The story also follows the lives of the first generation of children born after the Crossing—Katie, Gavin, and Row—as Kelsea continues to see into the past. And boy, was it riveting! We finally get to see the things that leads to Jonathan Tear’s assassination and the beginning of the downfall of William Tear’s utopia. I love how seamlessly the story transitioned from the present to the past and back again. Apparently Johansen has a knack for making these things happen.
These people are so damned proud of their hatred! Hatred is easy, and lazy to boot. It’s love that demands effort, love that exacts a price from each of us.

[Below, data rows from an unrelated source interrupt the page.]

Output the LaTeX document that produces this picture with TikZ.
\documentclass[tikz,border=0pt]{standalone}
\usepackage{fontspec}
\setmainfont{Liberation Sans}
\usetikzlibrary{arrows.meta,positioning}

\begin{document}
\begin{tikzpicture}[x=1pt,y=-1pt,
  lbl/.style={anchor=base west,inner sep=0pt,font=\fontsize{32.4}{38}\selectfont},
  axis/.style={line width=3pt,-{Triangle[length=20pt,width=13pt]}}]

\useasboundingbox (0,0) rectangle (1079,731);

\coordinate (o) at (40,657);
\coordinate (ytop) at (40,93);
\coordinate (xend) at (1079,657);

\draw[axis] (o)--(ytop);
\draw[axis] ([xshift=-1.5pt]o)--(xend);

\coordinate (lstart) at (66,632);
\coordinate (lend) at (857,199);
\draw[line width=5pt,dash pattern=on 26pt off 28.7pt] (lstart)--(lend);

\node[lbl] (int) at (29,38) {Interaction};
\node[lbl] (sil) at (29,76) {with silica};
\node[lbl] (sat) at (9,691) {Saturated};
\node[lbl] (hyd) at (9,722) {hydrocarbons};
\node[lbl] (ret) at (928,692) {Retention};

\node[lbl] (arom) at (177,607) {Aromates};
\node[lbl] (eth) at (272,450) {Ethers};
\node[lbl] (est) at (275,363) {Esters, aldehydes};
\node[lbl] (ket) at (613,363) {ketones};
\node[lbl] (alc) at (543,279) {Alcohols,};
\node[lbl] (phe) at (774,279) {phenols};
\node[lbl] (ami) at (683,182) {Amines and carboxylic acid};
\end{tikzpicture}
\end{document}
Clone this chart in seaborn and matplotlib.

There’s so much going on with this book but romance isn’t one of them. Which is fine by me. Everywhere you look there’s an enemy just waiting for an opportunity to pounce so there’s really no room for kissing and cuddling for Kelsea. With how things ended in The Invasion of the Tearling I was expecting quite a showdown between Kelsea and the Red Queen in this book. It was rather surprising to see them form some kind of unofficial and unspoken alliance instead. It was good to see a softer, more human side of the Red Queen though. But the Red Queen wasn’t Kelsea’s only enemy. There’s Brenna, who is determined to take revenge for what Kelsea did to Thorne. There’s Anders and the Arvath who had long wanted to see Kelsea dethroned because she’s a non-believer of the church. And lastly, there’s the Rowland Finn and his terrifying horde of blood-sucking children ready to tear the whole of Tearling apart.

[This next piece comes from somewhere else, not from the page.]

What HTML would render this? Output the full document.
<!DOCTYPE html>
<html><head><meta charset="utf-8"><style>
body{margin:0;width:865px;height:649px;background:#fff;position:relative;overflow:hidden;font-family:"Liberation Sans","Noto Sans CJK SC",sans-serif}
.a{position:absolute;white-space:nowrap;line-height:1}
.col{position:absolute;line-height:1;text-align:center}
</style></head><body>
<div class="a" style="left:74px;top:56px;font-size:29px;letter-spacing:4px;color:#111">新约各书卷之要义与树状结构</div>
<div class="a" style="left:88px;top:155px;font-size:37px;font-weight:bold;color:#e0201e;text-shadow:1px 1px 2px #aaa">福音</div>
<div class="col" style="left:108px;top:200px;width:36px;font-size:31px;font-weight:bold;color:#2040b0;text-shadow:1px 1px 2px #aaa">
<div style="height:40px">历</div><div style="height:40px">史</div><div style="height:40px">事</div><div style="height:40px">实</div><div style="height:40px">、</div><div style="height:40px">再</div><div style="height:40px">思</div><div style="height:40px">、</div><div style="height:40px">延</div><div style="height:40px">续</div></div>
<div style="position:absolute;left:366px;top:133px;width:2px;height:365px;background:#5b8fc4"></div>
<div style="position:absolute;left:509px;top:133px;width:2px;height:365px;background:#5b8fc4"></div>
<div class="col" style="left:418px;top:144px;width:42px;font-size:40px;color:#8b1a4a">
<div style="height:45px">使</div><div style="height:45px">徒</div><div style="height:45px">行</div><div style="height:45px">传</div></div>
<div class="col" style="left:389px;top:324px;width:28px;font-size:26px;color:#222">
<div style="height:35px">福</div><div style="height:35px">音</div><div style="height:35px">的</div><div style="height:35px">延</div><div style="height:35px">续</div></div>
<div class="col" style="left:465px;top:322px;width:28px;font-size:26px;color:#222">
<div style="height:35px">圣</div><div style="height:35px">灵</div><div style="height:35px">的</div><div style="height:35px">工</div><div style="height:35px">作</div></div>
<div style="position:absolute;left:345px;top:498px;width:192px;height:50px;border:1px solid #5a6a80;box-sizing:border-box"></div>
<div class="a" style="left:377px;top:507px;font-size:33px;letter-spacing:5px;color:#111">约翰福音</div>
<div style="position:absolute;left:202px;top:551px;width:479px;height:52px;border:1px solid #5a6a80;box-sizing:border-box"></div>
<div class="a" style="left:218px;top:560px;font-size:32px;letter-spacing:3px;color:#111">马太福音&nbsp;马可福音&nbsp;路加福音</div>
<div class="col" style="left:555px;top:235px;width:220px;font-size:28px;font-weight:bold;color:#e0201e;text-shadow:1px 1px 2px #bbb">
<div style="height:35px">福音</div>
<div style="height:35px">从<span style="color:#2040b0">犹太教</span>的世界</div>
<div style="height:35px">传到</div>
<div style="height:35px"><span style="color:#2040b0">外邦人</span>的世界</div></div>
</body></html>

Hell? Hell is a fairy tale for the gullible, for what punishment could be worse than that we inflict upon ourselves? We burn so badly in this life that there can be nothing left.

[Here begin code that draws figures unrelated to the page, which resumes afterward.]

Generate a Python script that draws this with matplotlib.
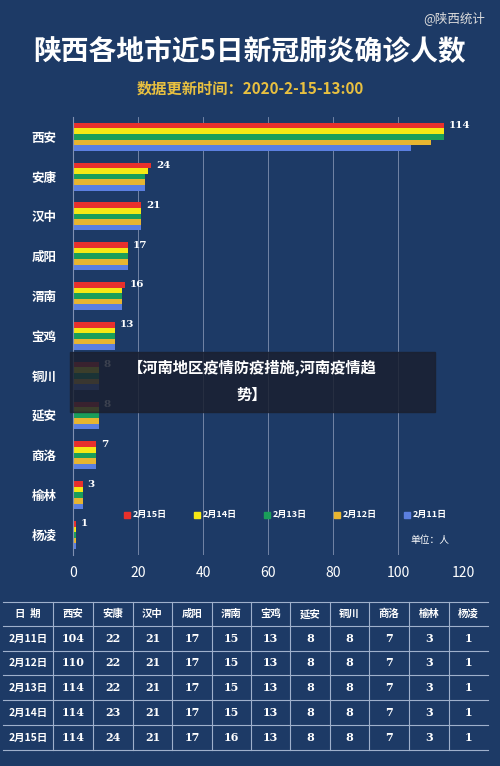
import numpy as np
import matplotlib.pyplot as plt

plt.rcParams['font.family'] = ['Noto Sans CJK SC', 'DejaVu Sans']

cities = ["西安", "安康", "汉中", "咸阳", "渭南", "宝鸡", "铜川", "延安", "商洛", "榆林", "杨凌"]
dates = ["2月15日", "2月14日", "2月13日", "2月12日", "2月11日"]
colors = ["#e8302c", "#f5e815", "#1a9e5a", "#e8b530", "#5b7fe0"]
values = {
    "2月11日": [104, 22, 21, 17, 15, 13, 8, 8, 7, 3, 1],
    "2月12日": [110, 22, 21, 17, 15, 13, 8, 8, 7, 3, 1],
    "2月13日": [114, 22, 21, 17, 15, 13, 8, 8, 7, 3, 1],
    "2月14日": [114, 23, 21, 17, 15, 13, 8, 8, 7, 3, 1],
    "2月15日": [114, 24, 21, 17, 16, 13, 8, 8, 7, 3, 1],
}
table_cities = ["西安", "安康", "汉中", "咸阳", "渭南", "宝鸡", "延安", "铜川", "商洛", "榆林", "杨凌"]
table_dates = ["2月11日", "2月12日", "2月13日", "2月14日", "2月15日"]

BG = "#1d3a66"
fig = plt.figure(figsize=(5, 7.66), dpi=100, facecolor=BG)

fig.text(0.97, 0.977, "@陕西统计", color="#dddddd", fontsize=9, ha="right", va="center")
fig.text(0.5, 0.932, "陕西各地市近5日新冠肺炎确诊人数", color="white", fontsize=20,
         fontweight="bold", ha="center", va="center")
fig.text(0.5, 0.884, "数据更新时间：2020-2-15-13:00", color="#e8c040", fontsize=11,
         fontweight="bold", ha="center", va="center")

ax = fig.add_axes([0.146, 0.2755, 0.78, 0.572])
ax.set_facecolor(BG)
h = 0.14
y = np.arange(len(cities))
for i, d in enumerate(dates):
    ax.barh(y - 2 * h + i * h, values[d], height=h, color=colors[i])
for k, v in enumerate(values["2月15日"]):
    ax.text(v + 1.5, k - 2 * h, str(v), color="white", fontsize=7.5,
            fontweight="bold", va="center", family="DejaVu Serif")
ax.set_xlim(0, 120)
ax.set_ylim(len(cities) - 0.5, -0.5)
ax.set_yticks(y)
ax.set_yticklabels(cities, color="white", fontsize=9, fontweight="bold")
ax.set_xticks(range(0, 121, 20))
ax.tick_params(axis="x", colors="white", labelsize=10, length=0, pad=8)
ax.tick_params(axis="y", length=0, pad=12)
ax.grid(axis="x", color="#8090b0", lw=0.6)
ax.set_axisbelow(True)
for s in ["top", "right", "bottom"]:
    ax.spines[s].set_visible(False)
ax.spines["left"].set_color("#8090b0")

for i, d in enumerate(dates):
    lx = 0.248 + i * 0.14
    fig.patches.append(plt.Rectangle((lx, 0.324), 0.012, 0.008, color=colors[i],
                                     transform=fig.transFigure, figure=fig))
    fig.text(lx + 0.018, 0.328, d, color="white", fontsize=6.5, fontweight="bold", va="center")
fig.text(0.82, 0.295, "单位：人", color="white", fontsize=7, va="center")

# table
tax = fig.add_axes([0, 0, 1, 1], facecolor="none")
tax.set_xlim(0, 500)
tax.set_ylim(766, 0)
tax.axis("off")
xs = [3, 53, 93, 133, 172, 212, 251, 290, 330, 369, 409, 449, 488]
ys = [602, 626, 651, 675, 700, 725, 750]
for yy in ys:
    tax.plot([xs[0], xs[-1]], [yy, yy], color="#9fb0cc", lw=0.8)
for xx in xs[1:-1]:
    tax.plot([xx, xx], [ys[0], ys[-1]], color="#9fb0cc", lw=0.8)
header = ["日  期"] + table_cities
for j, t in enumerate(header):
    tax.text((xs[j] + xs[j + 1]) / 2, (ys[0] + ys[1]) / 2, t, color="white",
             fontsize=7.5, fontweight="bold", ha="center", va="center")
for r, d in enumerate(table_dates):
    yc = (ys[r + 1] + ys[r + 2]) / 2
    tax.text((xs[0] + xs[1]) / 2, yc, d, color="white", fontsize=7.5,
             fontweight="bold", ha="center", va="center")
    for j, v in enumerate(values[d]):
        tax.text((xs[j + 1] + xs[j + 2]) / 2, yc, str(v), color="white", fontsize=8,
                 fontweight="bold", ha="center", va="center", family="DejaVu Serif")

# overlay banner
tax.add_patch(plt.Rectangle((70, 352), 365, 60, color="#1a2030", alpha=0.85))
tax.text(252, 368, "【河南地区疫情防疫措施,河南疫情趋", color="white", fontsize=11,
         fontweight="bold", ha="center", va="center")
tax.text(252, 395, "势】", color="white", fontsize=11, fontweight="bold",
         ha="center", va="center")

fig.savefig("out.png", dpi=100, facecolor=BG)
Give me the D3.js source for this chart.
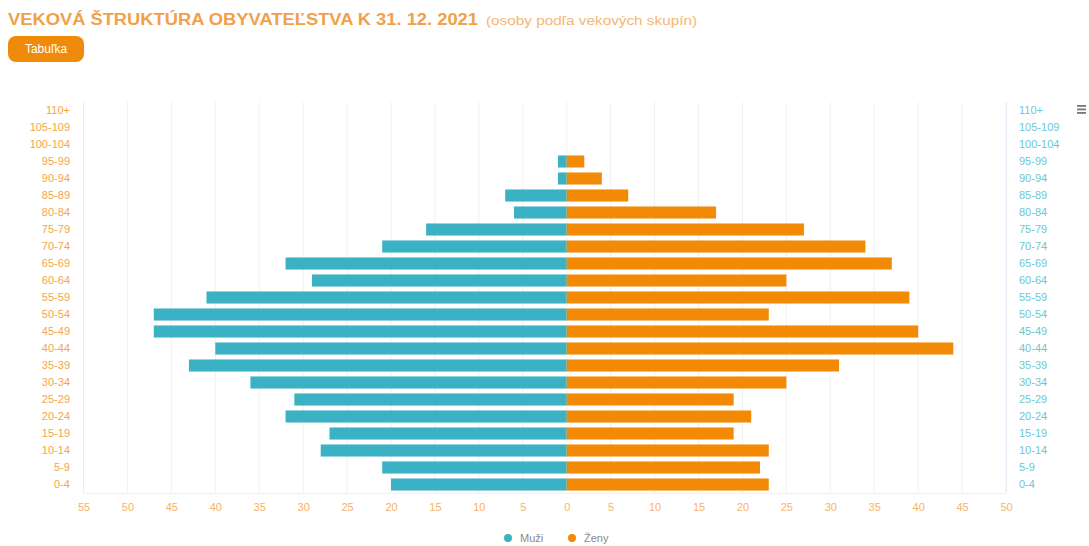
<!DOCTYPE html>
<html><head><meta charset="utf-8">
<script src="https://cdn.jsdelivr.net/npm/d3@7"></script>
<style>
html,body{margin:0;padding:0;background:#fff;}
svg{display:block;font-family:"Liberation Sans",Arial,sans-serif;}
</style></head>
<body>
<svg id="chart" width="1089" height="546"></svg>
<script>
const categories = ["110+","105-109","100-104","95-99","90-94","85-89","80-84","75-79","70-74","65-69","60-64","55-59","50-54","45-49","40-44","35-39","30-34","25-29","20-24","15-19","10-14","5-9","0-4"];
const muzi = [0,0,0,1,1,7,6,16,21,32,29,41,47,47,40,43,36,31,32,27,28,21,20];
const zeny = [0,0,0,2,4,7,17,27,34,37,25,39,23,40,44,31,25,19,21,19,23,22,23];
const xTicks = [-55,-50,-45,-40,-35,-30,-25,-20,-15,-10,-5,0,5,10,15,20,25,30,35,40,45,50];
const seriesNames = ["Muži","Ženy"];
const titleText = "VEKOVÁ ŠTRUKTÚRA OBYVATEĽSTVA K 31. 12. 2021";
const subtitleText = "(osoby podľa vekových skupín)";
const buttonText = "Tabuľka";

const colM = "#3ab2c4", colZ = "#f28a06";
const svg = d3.select("#chart");

const x = d3.scaleLinear().domain([-55, 50]).range([83.5, 1006]);
const y = d3.scaleBand().domain(categories).range([102, 493]).paddingInner(0.29).paddingOuter(0.145);

// gridlines
svg.append("g").selectAll("line").data(xTicks).join("line")
  .attr("x1", d => x(d)).attr("x2", d => x(d))
  .attr("y1", 102).attr("y2", 493)
  .attr("stroke", "#f0f0f0").attr("stroke-width", 1);

// axis lines
svg.append("line").attr("x1", 83.5).attr("x2", 83.5).attr("y1", 102).attr("y2", 493).attr("stroke", "#e8eaf6");
svg.append("line").attr("x1", 1006.5).attr("x2", 1006.5).attr("y1", 102).attr("y2", 493).attr("stroke", "#e8eaf6");
svg.append("line").attr("x1", 83.5).attr("x2", 1006.5).attr("y1", 493.5).attr("y2", 493.5).attr("stroke", "#eef0f6");

// bars
const bh = y.bandwidth();
svg.append("g").selectAll("rect").data(categories.map((c,i)=>({c, v: muzi[i]}))).join("rect")
  .attr("x", d => x(-d.v)).attr("width", d => x(0) - x(-d.v))
  .attr("y", d => y(d.c)).attr("height", bh).attr("fill", colM);
svg.append("g").selectAll("rect").data(categories.map((c,i)=>({c, v: zeny[i]}))).join("rect")
  .attr("x", x(0)).attr("width", d => x(d.v) - x(0))
  .attr("y", d => y(d.c)).attr("height", bh).attr("fill", colZ);

// left axis labels
const yL = d3.axisLeft(y).tickSize(0).tickPadding(0);
const gL = svg.append("g").attr("transform", "translate(70,0)").call(yL);
gL.select(".domain").remove();
gL.selectAll("text").attr("fill", "#f5a54a").attr("font-size", 11).attr("font-family", "Liberation Sans, Arial, sans-serif");

// right axis labels
const yR = d3.axisRight(y).tickSize(0).tickPadding(0);
const gR = svg.append("g").attr("transform", "translate(1019,0)").call(yR);
gR.select(".domain").remove();
gR.selectAll("text").attr("fill", "#6cc7d3").attr("font-size", 11).attr("font-family", "Liberation Sans, Arial, sans-serif");

// x axis
const xA = d3.axisBottom(x).tickValues(xTicks).tickFormat(d => Math.abs(d)).tickSize(0).tickPadding(0);
const gX = svg.append("g").attr("transform", "translate(0,503)").call(xA);
gX.select(".domain").remove();
gX.selectAll("text").attr("fill", "#f5b366").attr("font-size", 11).attr("font-family", "Liberation Sans, Arial, sans-serif");

// title
svg.append("text").attr("x", 8).attr("y", 25).attr("font-weight", "bold").attr("font-size", 16)
  .attr("fill", "#f2a04a").attr("textLength", 470).attr("lengthAdjust", "spacingAndGlyphs").text(titleText);
svg.append("text").attr("x", 486).attr("y", 25).attr("font-size", 12.5)
  .attr("fill", "#f5b672").attr("textLength", 211).attr("lengthAdjust", "spacingAndGlyphs").text(subtitleText);

// button
svg.append("rect").attr("x", 8).attr("y", 36).attr("width", 76).attr("height", 26).attr("rx", 8).attr("fill", "#f08a0a");
svg.append("text").attr("x", 46).attr("y", 53).attr("text-anchor", "middle").attr("fill", "#fff")
  .attr("font-size", 12).text(buttonText);

// menu icon
const mg = svg.append("g");
[0,1,2].forEach(i => mg.append("rect").attr("x", 1077).attr("y", 105 + i*3.5).attr("width", 9).attr("height", 1.8).attr("fill", "#777"));

// legend
const lg = svg.append("g").attr("font-size", 11);
const legendItems = [{n: seriesNames[0], c: colM, x: 508}, {n: seriesNames[1], c: colZ, x: 572}];
legendItems.forEach(it => {
  lg.append("circle").attr("cx", it.x).attr("cy", 538).attr("r", 4).attr("fill", it.c);
  lg.append("text").attr("x", it.x + 12).attr("y", 542).attr("fill", "#8a8a8a").text(it.n);
});
</script>
</body></html>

While this book did a spectacular job answering all the questions I’ve had since book one, I noticed that it raised some more questions too and a few of them were left dangling as the series ended. Jonathan Tear still has to die in the end. Why? There was no explanation at all! Which kind of made me so mad. Because… why? There were also some ideas that the author just seem to forget about, like Katie’s sapphire that magically came into Kelsea’s possession. Where did that sapphire go? What was it’s purpose in the story?
I still have conflicted feelings about the way this ends. Given everything that’s been going on, I wasn’t expecting this to end without spilling blood all over the Tearling but somehow it did! To me it looks like the ending just threw everything that happened from the first and second book out the window. It’s a lazy way out. Normally I would feel dissatisfied with this kind of sloppiness, rant a little, and take down a star from my rating. But not in this case. Because there’s a strange part of me that actually loved it! Easy fix or not, that ending made me feel… sad! For hours! I just felt so sorry for Kelsea because she deserves to have a happy ending like everyone else. Instead she ended up feeling alone, just like when she was in Barty’s and Carlin’s cottage.
This book wasn’t perfect but it’s nearly there. I base my rating on the emotions it left me—alone and wanting. Only a few books ever lingered in my thoughts after I’m done reading it and this is one of those. So I decided to give this my five unshakeable stars despite the flaws. I think this is a good series to bury your nose into if you’re up for some intense fighting to raise your bloodlust. Or if you want something with a totally unique world-building, and fierce characters, and an interesting magic system, this series might be right up your alley.